Many of the women who took to Glasgow’s streets daily go above and beyond what is expected of them in caring for the city’s sick, elderly and infirm. This quality of care and the physical and psychological toll it exacts lies at the root of their fight for parity of esteem. They don’t need the HR and legal departments of Glasgow City Council and its chief executive Annemarie O’Donnell telling them what constitutes a threat to life. If these executives were so concerned they might ask about the stress levels encountered by the many female workers having to take on two shifts per day and still worried about whether this will be enough to meet the minimum pensionable level of pay. Many of the women prevented from obtaining their legally entitled back pay by the council’s pig-headedness have since experienced pension poverty after decades of underpaid service to this city.

These are troubles those who inhabit George Square’s executive suite will never encounter. Their remuneration packages along with all others at the council who earn more than £60k rose from 85 earning collectively £6,829,763 in 2013/14 to 91 who got £7,473,187 in 2015/16, according to the Investigative Journalism Unit, The Ferret.

Ms O’Donnell herself earned £180,894 in 2015/16, an increase of more than £14k in one year. When this dispute has been settled, Ms Aitken’s next task must be to hold these unelected executives to account. Their high-handed and arrogant attitude has probably cost the city tens of millions and led to increased hardship for thousands of claimants and their families.
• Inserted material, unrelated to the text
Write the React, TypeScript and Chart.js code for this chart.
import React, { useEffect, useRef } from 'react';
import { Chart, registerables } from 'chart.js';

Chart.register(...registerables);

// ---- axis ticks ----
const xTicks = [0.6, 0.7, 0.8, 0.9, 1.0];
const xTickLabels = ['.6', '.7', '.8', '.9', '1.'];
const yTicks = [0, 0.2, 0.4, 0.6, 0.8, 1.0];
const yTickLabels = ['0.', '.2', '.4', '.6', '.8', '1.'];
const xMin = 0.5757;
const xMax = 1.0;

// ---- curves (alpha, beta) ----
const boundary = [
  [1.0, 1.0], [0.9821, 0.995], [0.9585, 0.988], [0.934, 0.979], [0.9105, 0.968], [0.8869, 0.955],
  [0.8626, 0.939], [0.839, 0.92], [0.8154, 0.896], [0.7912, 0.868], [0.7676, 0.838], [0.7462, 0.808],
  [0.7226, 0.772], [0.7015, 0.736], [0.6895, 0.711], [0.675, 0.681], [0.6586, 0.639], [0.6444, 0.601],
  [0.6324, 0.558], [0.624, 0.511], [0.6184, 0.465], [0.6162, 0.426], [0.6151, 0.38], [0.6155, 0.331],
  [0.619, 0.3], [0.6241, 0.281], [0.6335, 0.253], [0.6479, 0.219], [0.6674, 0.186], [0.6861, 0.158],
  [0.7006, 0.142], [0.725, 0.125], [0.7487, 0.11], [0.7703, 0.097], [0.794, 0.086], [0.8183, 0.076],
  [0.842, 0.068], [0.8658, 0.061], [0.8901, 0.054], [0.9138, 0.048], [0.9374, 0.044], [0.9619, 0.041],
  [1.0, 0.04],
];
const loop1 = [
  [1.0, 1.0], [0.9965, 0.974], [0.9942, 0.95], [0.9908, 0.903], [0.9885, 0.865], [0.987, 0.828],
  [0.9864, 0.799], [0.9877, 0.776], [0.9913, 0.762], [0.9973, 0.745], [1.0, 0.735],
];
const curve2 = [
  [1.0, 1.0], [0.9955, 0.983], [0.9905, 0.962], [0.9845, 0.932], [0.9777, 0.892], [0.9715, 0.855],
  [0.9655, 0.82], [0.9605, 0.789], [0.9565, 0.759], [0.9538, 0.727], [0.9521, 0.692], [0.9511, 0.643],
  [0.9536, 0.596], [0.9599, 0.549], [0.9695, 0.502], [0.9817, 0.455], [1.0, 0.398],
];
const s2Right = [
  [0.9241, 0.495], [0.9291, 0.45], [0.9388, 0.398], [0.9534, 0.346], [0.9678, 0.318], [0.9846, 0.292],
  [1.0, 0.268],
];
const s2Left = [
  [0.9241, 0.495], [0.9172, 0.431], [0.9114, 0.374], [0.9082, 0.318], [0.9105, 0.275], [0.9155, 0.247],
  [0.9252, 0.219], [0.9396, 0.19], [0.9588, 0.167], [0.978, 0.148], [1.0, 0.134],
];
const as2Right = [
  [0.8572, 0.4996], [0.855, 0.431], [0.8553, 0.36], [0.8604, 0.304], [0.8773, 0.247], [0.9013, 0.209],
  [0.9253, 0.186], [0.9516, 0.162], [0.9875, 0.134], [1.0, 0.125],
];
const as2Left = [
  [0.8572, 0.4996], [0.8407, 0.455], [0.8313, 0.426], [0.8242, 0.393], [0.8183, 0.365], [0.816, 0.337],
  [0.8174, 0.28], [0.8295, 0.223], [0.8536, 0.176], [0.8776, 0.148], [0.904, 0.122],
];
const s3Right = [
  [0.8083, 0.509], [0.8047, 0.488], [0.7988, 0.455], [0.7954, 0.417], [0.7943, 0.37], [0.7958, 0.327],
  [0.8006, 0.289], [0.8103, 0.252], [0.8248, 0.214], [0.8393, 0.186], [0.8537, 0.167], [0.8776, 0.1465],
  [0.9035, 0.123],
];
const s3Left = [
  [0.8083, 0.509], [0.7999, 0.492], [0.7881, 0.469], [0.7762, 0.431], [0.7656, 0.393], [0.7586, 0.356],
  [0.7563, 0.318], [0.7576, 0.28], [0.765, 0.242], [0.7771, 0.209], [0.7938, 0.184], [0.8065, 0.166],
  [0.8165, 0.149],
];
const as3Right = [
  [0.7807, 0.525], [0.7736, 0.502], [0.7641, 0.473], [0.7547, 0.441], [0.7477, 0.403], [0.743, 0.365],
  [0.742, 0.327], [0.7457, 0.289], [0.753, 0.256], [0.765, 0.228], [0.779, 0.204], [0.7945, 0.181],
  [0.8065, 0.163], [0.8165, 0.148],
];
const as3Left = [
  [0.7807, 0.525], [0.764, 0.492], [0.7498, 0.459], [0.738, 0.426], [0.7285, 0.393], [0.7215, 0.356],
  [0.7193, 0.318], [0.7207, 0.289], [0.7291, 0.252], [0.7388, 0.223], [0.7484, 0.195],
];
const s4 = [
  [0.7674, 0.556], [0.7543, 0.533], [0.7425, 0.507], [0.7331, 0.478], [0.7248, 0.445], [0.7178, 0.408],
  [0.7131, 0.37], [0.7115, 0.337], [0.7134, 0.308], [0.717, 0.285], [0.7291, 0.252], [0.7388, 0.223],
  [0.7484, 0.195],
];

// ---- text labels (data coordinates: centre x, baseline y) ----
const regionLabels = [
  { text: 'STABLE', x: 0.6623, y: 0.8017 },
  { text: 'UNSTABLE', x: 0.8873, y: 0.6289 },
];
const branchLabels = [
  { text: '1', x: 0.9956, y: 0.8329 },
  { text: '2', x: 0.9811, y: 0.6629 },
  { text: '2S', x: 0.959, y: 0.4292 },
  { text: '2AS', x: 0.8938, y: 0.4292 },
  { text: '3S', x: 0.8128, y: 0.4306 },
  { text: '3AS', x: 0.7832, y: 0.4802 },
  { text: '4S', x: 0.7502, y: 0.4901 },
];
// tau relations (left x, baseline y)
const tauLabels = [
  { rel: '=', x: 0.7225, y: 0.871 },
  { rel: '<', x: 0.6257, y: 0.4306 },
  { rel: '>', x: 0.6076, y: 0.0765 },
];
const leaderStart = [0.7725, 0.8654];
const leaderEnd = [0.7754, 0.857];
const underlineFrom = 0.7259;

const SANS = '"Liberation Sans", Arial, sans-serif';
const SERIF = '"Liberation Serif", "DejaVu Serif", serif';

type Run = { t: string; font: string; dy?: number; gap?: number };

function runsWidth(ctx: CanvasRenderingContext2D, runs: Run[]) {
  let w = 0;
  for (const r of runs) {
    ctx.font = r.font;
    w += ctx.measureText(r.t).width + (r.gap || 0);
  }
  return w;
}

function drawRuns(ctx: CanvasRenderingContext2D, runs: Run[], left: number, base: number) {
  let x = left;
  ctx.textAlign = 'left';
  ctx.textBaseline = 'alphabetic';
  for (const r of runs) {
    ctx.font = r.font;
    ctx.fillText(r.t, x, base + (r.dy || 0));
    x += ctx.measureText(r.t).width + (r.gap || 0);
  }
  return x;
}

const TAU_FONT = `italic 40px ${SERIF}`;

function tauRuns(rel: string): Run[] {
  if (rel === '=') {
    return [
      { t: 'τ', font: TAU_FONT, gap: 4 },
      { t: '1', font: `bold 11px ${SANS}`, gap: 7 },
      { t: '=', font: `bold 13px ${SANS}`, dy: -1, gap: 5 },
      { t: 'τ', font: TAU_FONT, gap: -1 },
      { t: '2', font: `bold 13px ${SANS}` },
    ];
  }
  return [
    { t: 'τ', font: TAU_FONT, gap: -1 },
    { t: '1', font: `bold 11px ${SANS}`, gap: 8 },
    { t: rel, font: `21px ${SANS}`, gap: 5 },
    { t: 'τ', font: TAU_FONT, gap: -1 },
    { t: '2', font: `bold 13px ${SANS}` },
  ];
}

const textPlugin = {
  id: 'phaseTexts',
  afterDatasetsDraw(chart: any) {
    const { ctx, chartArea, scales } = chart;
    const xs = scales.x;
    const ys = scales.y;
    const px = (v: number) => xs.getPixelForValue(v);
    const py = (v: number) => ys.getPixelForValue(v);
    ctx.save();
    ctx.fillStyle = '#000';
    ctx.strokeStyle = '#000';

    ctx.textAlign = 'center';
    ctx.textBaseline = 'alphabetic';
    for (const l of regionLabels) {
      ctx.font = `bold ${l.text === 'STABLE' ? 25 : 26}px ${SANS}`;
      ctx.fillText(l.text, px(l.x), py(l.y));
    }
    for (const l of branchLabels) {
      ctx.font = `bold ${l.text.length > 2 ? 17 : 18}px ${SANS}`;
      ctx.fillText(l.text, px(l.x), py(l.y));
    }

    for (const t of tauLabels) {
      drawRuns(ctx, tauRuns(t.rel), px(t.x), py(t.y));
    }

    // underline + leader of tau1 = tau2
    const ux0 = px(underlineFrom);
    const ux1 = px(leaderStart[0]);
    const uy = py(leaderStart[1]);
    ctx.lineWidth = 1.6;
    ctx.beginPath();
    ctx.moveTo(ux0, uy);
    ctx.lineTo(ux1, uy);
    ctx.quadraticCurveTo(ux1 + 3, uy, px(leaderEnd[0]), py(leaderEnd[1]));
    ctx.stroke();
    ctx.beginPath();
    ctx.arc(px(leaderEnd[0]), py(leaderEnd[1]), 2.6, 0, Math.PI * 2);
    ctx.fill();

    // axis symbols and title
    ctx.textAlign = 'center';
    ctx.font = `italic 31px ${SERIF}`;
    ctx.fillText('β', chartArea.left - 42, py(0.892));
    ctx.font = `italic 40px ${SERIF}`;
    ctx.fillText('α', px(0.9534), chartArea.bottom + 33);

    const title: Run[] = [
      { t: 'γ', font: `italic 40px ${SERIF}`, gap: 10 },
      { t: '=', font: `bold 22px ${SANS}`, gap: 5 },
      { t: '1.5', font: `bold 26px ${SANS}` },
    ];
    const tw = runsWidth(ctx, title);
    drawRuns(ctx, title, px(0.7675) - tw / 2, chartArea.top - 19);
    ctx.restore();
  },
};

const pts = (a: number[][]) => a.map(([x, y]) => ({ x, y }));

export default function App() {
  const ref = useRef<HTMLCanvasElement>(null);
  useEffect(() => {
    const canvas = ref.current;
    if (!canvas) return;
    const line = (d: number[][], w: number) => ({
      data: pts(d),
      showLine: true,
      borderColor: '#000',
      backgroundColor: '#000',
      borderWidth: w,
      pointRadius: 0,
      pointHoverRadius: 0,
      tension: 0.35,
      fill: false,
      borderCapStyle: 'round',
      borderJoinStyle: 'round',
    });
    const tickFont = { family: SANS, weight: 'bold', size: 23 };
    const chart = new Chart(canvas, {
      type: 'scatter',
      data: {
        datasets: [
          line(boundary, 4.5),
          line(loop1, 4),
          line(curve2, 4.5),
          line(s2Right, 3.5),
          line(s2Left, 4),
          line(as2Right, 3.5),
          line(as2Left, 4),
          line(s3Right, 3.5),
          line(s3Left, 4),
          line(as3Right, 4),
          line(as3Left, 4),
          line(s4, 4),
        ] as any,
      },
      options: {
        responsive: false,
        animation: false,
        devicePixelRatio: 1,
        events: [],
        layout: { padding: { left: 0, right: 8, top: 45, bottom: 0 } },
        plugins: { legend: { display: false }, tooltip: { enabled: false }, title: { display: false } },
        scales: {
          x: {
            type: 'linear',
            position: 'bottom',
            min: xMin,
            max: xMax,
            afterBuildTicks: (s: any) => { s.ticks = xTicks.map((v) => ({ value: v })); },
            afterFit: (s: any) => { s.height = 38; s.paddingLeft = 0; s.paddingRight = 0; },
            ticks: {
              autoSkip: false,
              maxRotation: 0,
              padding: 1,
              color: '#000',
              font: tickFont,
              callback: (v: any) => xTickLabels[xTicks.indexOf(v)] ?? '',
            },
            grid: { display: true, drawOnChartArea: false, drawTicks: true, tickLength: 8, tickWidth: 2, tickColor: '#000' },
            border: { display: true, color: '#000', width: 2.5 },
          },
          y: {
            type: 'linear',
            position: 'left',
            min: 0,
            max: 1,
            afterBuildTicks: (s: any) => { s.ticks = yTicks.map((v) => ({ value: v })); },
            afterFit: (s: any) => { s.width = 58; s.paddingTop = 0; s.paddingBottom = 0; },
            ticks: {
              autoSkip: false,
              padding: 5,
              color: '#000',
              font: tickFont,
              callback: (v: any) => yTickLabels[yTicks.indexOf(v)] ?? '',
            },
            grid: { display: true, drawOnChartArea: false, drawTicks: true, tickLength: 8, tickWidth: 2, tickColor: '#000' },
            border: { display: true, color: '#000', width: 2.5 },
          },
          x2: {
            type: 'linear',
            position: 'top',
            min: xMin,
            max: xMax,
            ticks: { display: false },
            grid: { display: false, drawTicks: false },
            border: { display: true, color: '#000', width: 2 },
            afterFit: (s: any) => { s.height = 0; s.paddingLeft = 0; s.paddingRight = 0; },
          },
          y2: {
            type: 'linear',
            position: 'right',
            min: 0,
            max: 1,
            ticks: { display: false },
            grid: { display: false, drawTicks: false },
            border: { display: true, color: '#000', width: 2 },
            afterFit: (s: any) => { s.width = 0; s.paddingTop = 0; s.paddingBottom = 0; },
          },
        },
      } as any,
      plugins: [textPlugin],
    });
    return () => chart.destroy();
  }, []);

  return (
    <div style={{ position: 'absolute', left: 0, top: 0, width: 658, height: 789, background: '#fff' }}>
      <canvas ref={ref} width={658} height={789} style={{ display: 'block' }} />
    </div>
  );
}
The elected leader of Glasgow City Council needs to show these people that she is the real boss.

She could start by asking why her chief executive missed 21 previous meetings to negotiate with trade unions before finally getting involved by threatening to deploy Thatcherite anti-trade union laws. The threatening letter about secondary strike action sent to the unions sent by Carole Forrest, the council’s director of governance on Tuesday night was a serious error of judgment. It risked escalating the dispute at a time when both sides were already beginning to release some air from the situation. It also betrayed ignorance of how trade unionism has shaped this city’s industrial history. Few Glasgow citizens have been left untouched by the kindness and hard work of these women over many decades. Many of us will eventually come to rely on their gentleness when it is our time for the soup and tartan blankets. We also have a near-sacred tradition of not crossing picket lines in a just dispute.

Scotland’s First Minister, Nicola Sturgeon, tweeted her support of the Glasgow women but said the withdrawal of their labour was unnecessary. She was wrong, for this was a most necessary strike and a reminder that such actions still have a place in an industrial landscape that remains grossly unequal.